Nos anos 80, o crítico literário e filósofo Roland Barthes apresenta o conceito de “morte do autor”, que pauta a investigação de uma obra literária de maneira a afastar radicalmente o autor de sua obra. Uma análise em que a literatura não deveria apresentar vestígios da voz de seu criador – como um território neutro e inabitado.

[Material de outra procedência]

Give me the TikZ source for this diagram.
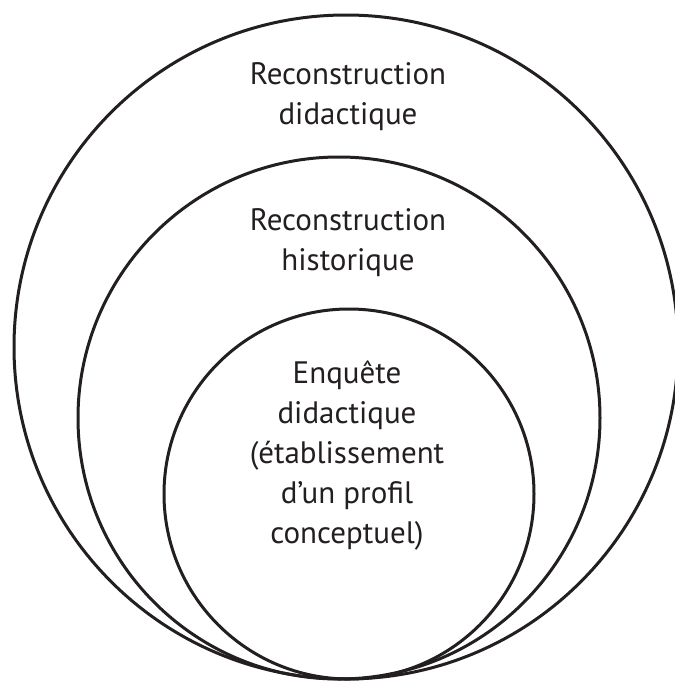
\documentclass[tikz,border=0pt]{standalone}
\usepackage{fontspec}
\setmainfont{PT Sans}
\definecolor{ink}{RGB}{35,31,32}
\tikzset{
  ring/.style={draw=ink, line width=1.5pt},
  label text/.style={align=center, text=ink, font=\fontsize{15.5}{20}\selectfont}
}
\begin{document}
\begin{tikzpicture}[x=0.5pt,y=-0.5pt]
\useasboundingbox (0,0) rectangle (675,681);
\foreach \cx/\cy/\r in {%
  346/347/332,
  339/418/261,
  349/494/185%
} {
  \draw[ring] (\cx,\cy) circle[radius=\r];
}
\node[label text] (didactique) at (348,97) {Reconstruction\\didactique};
\node[label text] (historique) at (348,243) {Reconstruction\\historique};
\node[label text] (enquete) at (347,456) {Enquête\\didactique\\(établissement\\d’un profil\\conceptuel)};
\end{tikzpicture}
\end{document}
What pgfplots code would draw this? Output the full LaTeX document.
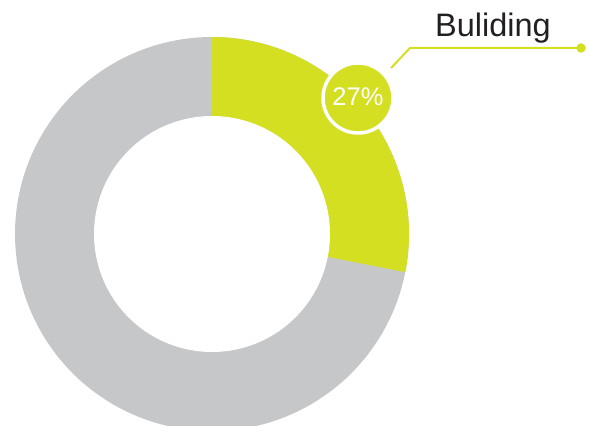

Apesar de soar radical, parece importante considerarmos que, de fato, uma biografia não pode reduzir a obra, torná-la um produto da vida de um autor, tão somente, e é diante dessa ideia que Barthes cria um embate. No entanto, Barthes quase cai por terra quando leio as correspondências de Fernando Sabino e Clarice Lispector na obra Cartas Perto do Coração.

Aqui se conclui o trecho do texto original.